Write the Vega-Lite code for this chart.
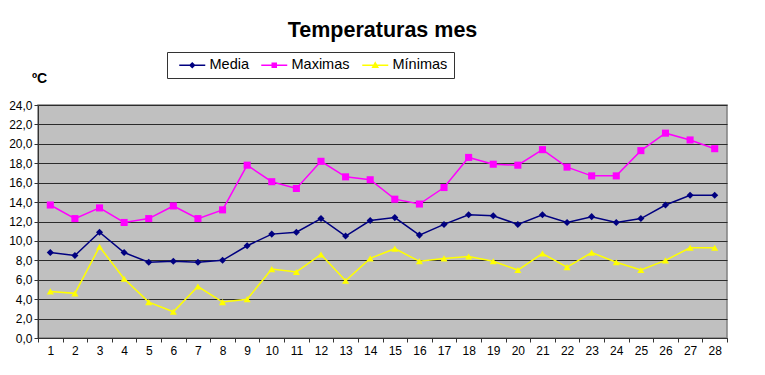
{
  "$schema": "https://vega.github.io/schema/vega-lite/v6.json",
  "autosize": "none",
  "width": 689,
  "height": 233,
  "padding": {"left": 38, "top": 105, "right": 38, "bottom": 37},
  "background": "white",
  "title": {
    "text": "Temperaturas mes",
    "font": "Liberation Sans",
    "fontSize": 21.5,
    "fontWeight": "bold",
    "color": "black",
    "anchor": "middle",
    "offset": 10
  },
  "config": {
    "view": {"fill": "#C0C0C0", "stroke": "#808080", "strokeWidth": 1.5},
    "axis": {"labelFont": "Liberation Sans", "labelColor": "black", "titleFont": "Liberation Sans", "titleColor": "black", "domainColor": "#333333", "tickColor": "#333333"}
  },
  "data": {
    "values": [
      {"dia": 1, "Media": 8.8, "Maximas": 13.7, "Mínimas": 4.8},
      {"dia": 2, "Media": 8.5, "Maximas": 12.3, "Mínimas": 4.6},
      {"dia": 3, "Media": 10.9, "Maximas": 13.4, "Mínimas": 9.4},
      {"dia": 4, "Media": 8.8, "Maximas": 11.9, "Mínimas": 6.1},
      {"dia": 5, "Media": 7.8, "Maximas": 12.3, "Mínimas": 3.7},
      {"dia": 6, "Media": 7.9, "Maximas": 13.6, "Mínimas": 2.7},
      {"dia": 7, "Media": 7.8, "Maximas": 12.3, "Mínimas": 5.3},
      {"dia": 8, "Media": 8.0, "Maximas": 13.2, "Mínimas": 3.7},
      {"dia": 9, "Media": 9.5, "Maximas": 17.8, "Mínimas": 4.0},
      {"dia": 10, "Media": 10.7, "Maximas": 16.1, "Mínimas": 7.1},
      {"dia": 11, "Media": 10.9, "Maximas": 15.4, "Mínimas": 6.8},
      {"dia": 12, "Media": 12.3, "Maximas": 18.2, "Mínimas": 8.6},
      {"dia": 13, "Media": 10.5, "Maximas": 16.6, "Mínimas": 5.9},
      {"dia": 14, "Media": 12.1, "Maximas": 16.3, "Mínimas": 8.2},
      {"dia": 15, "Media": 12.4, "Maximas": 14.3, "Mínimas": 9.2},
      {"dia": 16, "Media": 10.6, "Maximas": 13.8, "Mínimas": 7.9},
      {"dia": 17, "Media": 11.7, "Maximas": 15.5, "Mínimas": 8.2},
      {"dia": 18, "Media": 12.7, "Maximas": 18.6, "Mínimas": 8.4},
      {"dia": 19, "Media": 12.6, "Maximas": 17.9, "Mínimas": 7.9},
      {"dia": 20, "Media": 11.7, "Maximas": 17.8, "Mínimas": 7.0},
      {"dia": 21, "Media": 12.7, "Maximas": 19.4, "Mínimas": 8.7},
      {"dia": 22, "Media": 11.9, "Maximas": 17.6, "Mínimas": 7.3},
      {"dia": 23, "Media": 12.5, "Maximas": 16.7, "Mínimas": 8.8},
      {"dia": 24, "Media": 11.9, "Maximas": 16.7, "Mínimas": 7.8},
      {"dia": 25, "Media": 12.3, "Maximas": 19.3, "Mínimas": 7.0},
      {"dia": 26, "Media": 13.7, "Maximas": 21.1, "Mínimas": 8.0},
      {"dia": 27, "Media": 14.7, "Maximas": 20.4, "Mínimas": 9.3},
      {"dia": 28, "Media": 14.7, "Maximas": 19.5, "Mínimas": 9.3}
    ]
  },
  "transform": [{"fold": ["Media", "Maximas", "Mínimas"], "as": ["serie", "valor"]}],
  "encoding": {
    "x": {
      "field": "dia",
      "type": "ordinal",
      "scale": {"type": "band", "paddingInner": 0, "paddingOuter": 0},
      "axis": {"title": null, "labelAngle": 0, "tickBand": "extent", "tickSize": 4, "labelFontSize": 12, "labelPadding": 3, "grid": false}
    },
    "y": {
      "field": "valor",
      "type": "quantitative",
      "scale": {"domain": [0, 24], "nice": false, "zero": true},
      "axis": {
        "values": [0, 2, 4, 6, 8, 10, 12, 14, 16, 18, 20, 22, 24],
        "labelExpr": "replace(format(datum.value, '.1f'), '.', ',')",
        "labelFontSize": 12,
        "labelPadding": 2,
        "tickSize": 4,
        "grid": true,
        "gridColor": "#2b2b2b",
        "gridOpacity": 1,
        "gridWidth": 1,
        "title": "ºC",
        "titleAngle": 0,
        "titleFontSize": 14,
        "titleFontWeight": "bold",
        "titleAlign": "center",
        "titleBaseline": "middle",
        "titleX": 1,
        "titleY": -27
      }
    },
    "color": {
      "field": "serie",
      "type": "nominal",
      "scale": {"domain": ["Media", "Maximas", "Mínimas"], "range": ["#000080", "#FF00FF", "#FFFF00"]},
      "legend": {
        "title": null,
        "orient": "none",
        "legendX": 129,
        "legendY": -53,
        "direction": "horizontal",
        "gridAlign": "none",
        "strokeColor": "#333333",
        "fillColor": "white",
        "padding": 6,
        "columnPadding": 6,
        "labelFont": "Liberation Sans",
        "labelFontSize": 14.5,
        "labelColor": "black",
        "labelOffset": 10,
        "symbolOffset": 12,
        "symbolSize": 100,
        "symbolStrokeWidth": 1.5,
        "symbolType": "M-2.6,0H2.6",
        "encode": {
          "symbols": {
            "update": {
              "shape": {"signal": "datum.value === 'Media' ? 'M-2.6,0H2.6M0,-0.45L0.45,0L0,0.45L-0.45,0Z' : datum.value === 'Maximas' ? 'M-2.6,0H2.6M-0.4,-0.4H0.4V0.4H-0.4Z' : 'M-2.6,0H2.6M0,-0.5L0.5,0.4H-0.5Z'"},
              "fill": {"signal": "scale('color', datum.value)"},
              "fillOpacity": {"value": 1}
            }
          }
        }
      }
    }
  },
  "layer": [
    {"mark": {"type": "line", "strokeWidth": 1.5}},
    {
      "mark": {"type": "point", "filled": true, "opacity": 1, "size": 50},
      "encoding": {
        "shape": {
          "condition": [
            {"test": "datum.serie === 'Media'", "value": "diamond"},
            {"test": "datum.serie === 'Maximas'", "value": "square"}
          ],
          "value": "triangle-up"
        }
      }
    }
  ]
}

· · · · ·

**Problem:**
Transcribe the full listing above exactly, with the images removed.

**Result of this exercise:**
Write the Vega-Lite code for this chart.
{
  "$schema": "https://vega.github.io/schema/vega-lite/v6.json",
  "autosize": "none",
  "width": 689,
  "height": 233,
  "padding": {"left": 38, "top": 105, "right": 38, "bottom": 37},
  "background": "white",
  "title": {
    "text": "Temperaturas mes",
    "font": "Liberation Sans",
    "fontSize": 21.5,
    "fontWeight": "bold",
    "color": "black",
    "anchor": "middle",
    "offset": 10
  },
  "config": {
    "view": {"fill": "#C0C0C0", "stroke": "#808080", "strokeWidth": 1.5},
    "axis": {"labelFont": "Liberation Sans", "labelColor": "black", "titleFont": "Liberation Sans", "titleColor": "black", "domainColor": "#333333", "tickColor": "#333333"}
  },
  "data": {
    "values": [
      {"dia": 1, "Media": 8.8, "Maximas": 13.7, "Mínimas": 4.8},
      {"dia": 2, "Media": 8.5, "Maximas": 12.3, "Mínimas": 4.6},
      {"dia": 3, "Media": 10.9, "Maximas": 13.4, "Mínimas": 9.4},
      {"dia": 4, "Media": 8.8, "Maximas": 11.9, "Mínimas": 6.1},
      {"dia": 5, "Media": 7.8, "Maximas": 12.3, "Mínimas": 3.7},
      {"dia": 6, "Media": 7.9, "Maximas": 13.6, "Mínimas": 2.7},
      {"dia": 7, "Media": 7.8, "Maximas": 12.3, "Mínimas": 5.3},
      {"dia": 8, "Media": 8.0, "Maximas": 13.2, "Mínimas": 3.7},
      {"dia": 9, "Media": 9.5, "Maximas": 17.8, "Mínimas": 4.0},
      {"dia": 10, "Media": 10.7, "Maximas": 16.1, "Mínimas": 7.1},
      {"dia": 11, "Media": 10.9, "Maximas": 15.4, "Mínimas": 6.8},
      {"dia": 12, "Media": 12.3, "Maximas": 18.2, "Mínimas": 8.6},
      {"dia": 13, "Media": 10.5, "Maximas": 16.6, "Mínimas": 5.9},
      {"dia": 14, "Media": 12.1, "Maximas": 16.3, "Mínimas": 8.2},
      {"dia": 15, "Media": 12.4, "Maximas": 14.3, "Mínimas": 9.2},
      {"dia": 16, "Media": 10.6, "Maximas": 13.8, "Mínimas": 7.9},
      {"dia": 17, "Media": 11.7, "Maximas": 15.5, "Mínimas": 8.2},
      {"dia": 18, "Media": 12.7, "Maximas": 18.6, "Mínimas": 8.4},
      {"dia": 19, "Media": 12.6, "Maximas": 17.9, "Mínimas": 7.9},
      {"dia": 20, "Media": 11.7, "Maximas": 17.8, "Mínimas": 7.0},
      {"dia": 21, "Media": 12.7, "Maximas": 19.4, "Mínimas": 8.7},
      {"dia": 22, "Media": 11.9, "Maximas": 17.6, "Mínimas": 7.3},
      {"dia": 23, "Media": 12.5, "Maximas": 16.7, "Mínimas": 8.8},
      {"dia": 24, "Media": 11.9, "Maximas": 16.7, "Mínimas": 7.8},
      {"dia": 25, "Media": 12.3, "Maximas": 19.3, "Mínimas": 7.0},
      {"dia": 26, "Media": 13.7, "Maximas": 21.1, "Mínimas": 8.0},
      {"dia": 27, "Media": 14.7, "Maximas": 20.4, "Mínimas": 9.3},
      {"dia": 28, "Media": 14.7, "Maximas": 19.5, "Mínimas": 9.3}
    ]
  },
  "transform": [{"fold": ["Media", "Maximas", "Mínimas"], "as": ["serie", "valor"]}],
  "encoding": {
    "x": {
      "field": "dia",
      "type": "ordinal",
      "scale": {"type": "band", "paddingInner": 0, "paddingOuter": 0},
      "axis": {"title": null, "labelAngle": 0, "tickBand": "extent", "tickSize": 4, "labelFontSize": 12, "labelPadding": 3, "grid": false}
    },
    "y": {
      "field": "valor",
      "type": "quantitative",
      "scale": {"domain": [0, 24], "nice": false, "zero": true},
      "axis": {
        "values": [0, 2, 4, 6, 8, 10, 12, 14, 16, 18, 20, 22, 24],
        "labelExpr": "replace(format(datum.value, '.1f'), '.', ',')",
        "labelFontSize": 12,
        "labelPadding": 2,
        "tickSize": 4,
        "grid": true,
        "gridColor": "#2b2b2b",
        "gridOpacity": 1,
        "gridWidth": 1,
        "title": "ºC",
        "titleAngle": 0,
        "titleFontSize": 14,
        "titleFontWeight": "bold",
        "titleAlign": "center",
        "titleBaseline": "middle",
        "titleX": 1,
        "titleY": -27
      }
    },
    "color": {
      "field": "serie",
      "type": "nominal",
      "scale": {"domain": ["Media", "Maximas", "Mínimas"], "range": ["#000080", "#FF00FF", "#FFFF00"]},
      "legend": {
        "title": null,
        "orient": "none",
        "legendX": 129,
        "legendY": -53,
        "direction": "horizontal",
        "gridAlign": "none",
        "strokeColor": "#333333",
        "fillColor": "white",
        "padding": 6,
        "columnPadding": 6,
        "labelFont": "Liberation Sans",
        "labelFontSize": 14.5,
        "labelColor": "black",
        "labelOffset": 10,
        "symbolOffset": 12,
        "symbolSize": 100,
        "symbolStrokeWidth": 1.5,
        "symbolType": "M-2.6,0H2.6",
        "encode": {
          "symbols": {
            "update": {
              "shape": {"signal": "datum.value === 'Media' ? 'M-2.6,0H2.6M0,-0.45L0.45,0L0,0.45L-0.45,0Z' : datum.value === 'Maximas' ? 'M-2.6,0H2.6M-0.4,-0.4H0.4V0.4H-0.4Z' : 'M-2.6,0H2.6M0,-0.5L0.5,0.4H-0.5Z'"},
              "fill": {"signal": "scale('color', datum.value)"},
              "fillOpacity": {"value": 1}
            }
          }
        }
      }
    }
  },
  "layer": [
    {"mark": {"type": "line", "strokeWidth": 1.5}},
    {
      "mark": {"type": "point", "filled": true, "opacity": 1, "size": 50},
      "encoding": {
        "shape": {
          "condition": [
            {"test": "datum.serie === 'Media'", "value": "diamond"},
            {"test": "datum.serie === 'Maximas'", "value": "square"}
          ],
          "value": "triangle-up"
        }
      }
    }
  ]
}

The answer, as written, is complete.